2. Discover solutions on-the-fly through collaboration

I got a close relative living in Sendai who had not checked-in. I posted that on Facebook and quickly got several suggestions on how to locate him from my friends around the world. I then contacted his company through emergency line and we registered at Google people finder. I kept monitoring twitter and Facebook on minute-by-minute live events as people around Japan posted their feeds. We finally located him after more than 24 hours after the earthquake when one of his colleagues who identified him sent me a text message. That was such a relief. In reflection, it is not as easy for his colleague to send us a message because power to the mobile was such precious asset under the circumstance. My relative could not contact us because his phone was out of power.

3. Leverage Real-time monitoring across the globe

I thought I could catch my breath after I confirmed safety of all my friends and relatives but then come the news of the nuclear plant explosion. I have been keeping a look on the real-time radiation levels across multiple locations around the Fukushima nuclear plant through an official website.

4. Employ agent-based alert to catch and respond to events

I have also set to receive alert email on the aftershocks and how transportation systems are being affected. Based on this information, I do not have to hunt for information but being notified when events that I am interested in occur. I have hence adjusted the travel schedule accordingly.
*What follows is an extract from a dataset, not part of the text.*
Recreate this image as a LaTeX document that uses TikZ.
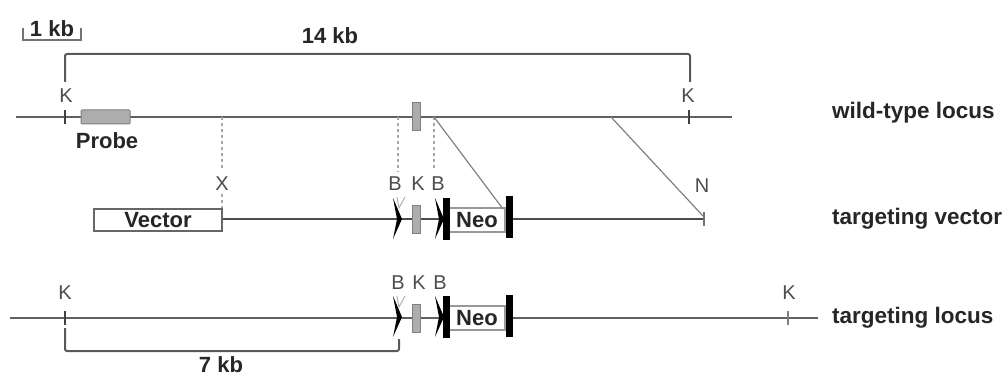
\documentclass[tikz,border=0pt]{standalone}
\usepackage{fontspec}
\setmainfont{Liberation Sans}
\usetikzlibrary{positioning}
\definecolor{linegray}{gray}{0.38}
\definecolor{exongray}{gray}{0.68}
\tikzset{
  lbl/.style = {inner sep = 0pt, font = \fontsize{20}{20}\selectfont, text = black!70},
  boldlbl/.style = {inner sep = 0pt, font = \bfseries\fontsize{22}{22}\selectfont, text = black!85},
  side/.style = {boldlbl, anchor = west, font = \bfseries\fontsize{22.5}{22.5}\selectfont},
  dna/.style = {draw = linegray, line width = 2.4pt},
  brace/.style = {draw = black!65, line width = 2pt, rounded corners = 2pt},
  thin line/.style = {draw = black!50, line width = 1.2pt},
  exon/.style = {draw = black!50, fill = exongray, line width = 1pt, inner sep = 0pt, minimum width = 8pt, minimum height = 28pt},
  bar/.style = {fill = black, inner sep = 0pt, minimum width = 7pt, minimum height = 42pt},
  tick/.style = {fill = black!75, inner sep = 0pt, minimum width = 2.2pt, minimum height = 14pt},
  box/.style = {draw = black!60, fill = white, line width = 1.2pt, inner sep = 0pt, minimum height = 22pt, font = \bfseries\fontsize{22}{22}\selectfont, text = black!85},
  guide/.style = {draw = black!35, line width = 1.2pt, dashed}
}
\newcommand{\loxsite}[2]{\fill[black] (#1-5,#2-21) -- (#1+4,#2) -- (#1-5,#2+20) -- (#1-1,#2) -- cycle;}
\begin{document}
\begin{tikzpicture}[x=1pt, y=-1pt]
\useasboundingbox (0,0) rectangle (1007,377);
% wild-type locus
\coordinate (a1) at (16,117);
\coordinate (a2) at (732,117);
\draw[dna] (a1) -- (a2);
\node[tick] (k1) at (65,117) {};
\node[tick] (k2) at (689,117) {};
\node[exon, minimum width = 49pt, minimum height = 14pt, rounded corners = 1pt] (probe) at (105.5,117) {};
\node[exon] (e1) at (416,117) {};
\node[lbl] (k1t) at (66,96) {K};
\node[lbl] (k2t) at (688,96) {K};
\node[boldlbl] (probet) at (107,141) {Probe};
\node[side] (s1) at (832,113) {wild-type locus};
% targeting vector
\coordinate (b1) at (222,219);
\coordinate (b2) at (704,219);
\draw[thin line, draw = black!70, line width = 1.6pt] (b1) -- (b2);
\node[box, minimum width = 128pt] (vector) at (158,220) {Vector};
\node[tick, minimum width = 1.5pt, fill = black!55] (n1) at (704,219) {};
\node[box, draw = black!40, minimum width = 56pt, minimum height = 24pt] (neo1) at (477,220) {Neo};
\node[exon] (e2) at (416,219) {};
\node[bar] (l1) at (446,219) {};
\node[bar] (r1) at (509,217) {};
\loxsite{398}{219}
\loxsite{440}{219}
\node[lbl] (bt1) at (395,184) {B};
\node[lbl] (kt1) at (418,184) {K};
\node[lbl] (bt2) at (438,184) {B};
\node[lbl] (xt) at (222,184) {X};
\node[lbl] (nt) at (702,186) {N};
\node[side] (s2) at (832,219) {targeting vector};
% targeting locus
\coordinate (c1) at (10,318);
\coordinate (c2) at (818,318);
\draw[dna, line width = 2pt] (c1) -- (c2);
\node[tick] (k3) at (65,318) {};
\node[tick, minimum width = 1.5pt, fill = black!50] (k4) at (788,318) {};
\node[box, draw = black!40, minimum width = 56pt, minimum height = 24pt] (neo2) at (477,318) {Neo};
\node[exon] (e3) at (416,318) {};
\node[bar] (l2) at (446,317) {};
\node[bar] (r2) at (509,316) {};
\loxsite{398}{317}
\loxsite{440}{317}
\node[lbl] (k3t) at (65,293) {K};
\node[lbl] (k4t) at (789,293) {K};
\node[lbl] (bt3) at (398,283) {B};
\node[lbl] (kt2) at (419,283) {K};
\node[lbl] (bt4) at (440,283) {B};
\node[side] (s3) at (832,318) {targeting locus};
% guide lines
\coordinate (d1) at (222,117);
\coordinate (d2) at (222,170);
\coordinate (d3) at (398,117);
\coordinate (d4) at (398,172);
\coordinate (d5) at (434,117);
\coordinate (d6) at (434,171);
\coordinate (d7) at (222,194);
\coordinate (d8) at (222,208);
\draw[guide] (d1) -- (d2);
\draw[guide] (d7) -- (d8);
\draw[guide] (d3) -- (d4);
\draw[guide] (d5) -- (d6);
\coordinate (f1) at (503,209);
\coordinate (f2) at (611,117);
\coordinate (f3) at (703,216);
\draw[thin line] (d5) -- (f1);
\draw[thin line] (f2) -- (f3);
\coordinate (g1) at (397,197);
\coordinate (g2) at (405,197);
\coordinate (g3) at (399,208);
\draw[draw = black!30, line width = 1pt] (g1) -- (g3) -- (g2);
\coordinate (g4) at (397,296);
\coordinate (g5) at (405,296);
\coordinate (g6) at (399,307);
\draw[draw = black!30, line width = 1pt] (g4) -- (g6) -- (g5);
% scale brackets
\coordinate (h1) at (23,28);
\coordinate (h2) at (23,40);
\coordinate (h3) at (81,40);
\coordinate (h4) at (81,28);
\draw[draw = black!55, line width = 1.2pt] (h1) -- (h2) -- (h3) -- (h4);
\node[boldlbl] (t1) at (52,29) {1 kb};
\coordinate (i1) at (65,82);
\coordinate (i2) at (65,54);
\coordinate (i3) at (690,54);
\coordinate (i4) at (690,82);
\draw[brace] (i1) -- (i2) -- (i3) -- (i4);
\node[boldlbl] (t2) at (330,36) {14 kb};
\coordinate (j1) at (65,328);
\coordinate (j2) at (65,351);
\coordinate (j3) at (399,351);
\coordinate (j4) at (399,339);
\draw[brace] (j1) -- (j2) -- (j3) -- (j4);
\node[boldlbl] (t3) at (221,365) {7 kb};
\end{tikzpicture}
\end{document}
5. Derive strategy through social media

It is interesting to point out that the rolling power outrage after the earthquake when Fukushima nuclear plant went down was first socialized through social media before putting into action. Social media was also used to gain support on the call for stopping panic buying. Irrational buying behavior was generally not observed and resulted in a big contrary to the run on salt and baby formula in some neighboring countries. (OK, I admit that part of this was owing to the very beautiful side of Japanese culture)

Internet, web, mobile devices, social media, Wi-Fi, physical sensors and webcams, event-driven alert and alarm, real-time monitoring from anywhere, all are indicating that democratization of information has replaced or complemented central broadcasting of news through TV and radio.

How about the manufacturing world?

It is kind of ironical to think of many global manufacturing companies that I am working with has not really leveraged much of the above mentioned technologies. Executives and managers still depend on occasionally bumping into colleagues at the hall way to discover whether the most critical machine in their supply chain is down. Even the enabling technologies are available, there is still limited sharing of best-practices manufacturing processes across geographic locations. KPI report upon which million dollars decisions are depended, are still weeks or sometimes months after the fact. The majority of the mobile devices, sensors and individual control units are not interconnected. Centralized systems like ERPs that depend on aggregating data and then broadcast a plan are still driving the majority of the manufacturing process. In wake of such an unexpected event that went beyond anyone’s imagination, I suppose that it is high time to ask: how well prepared is your organization for the next Tsunami?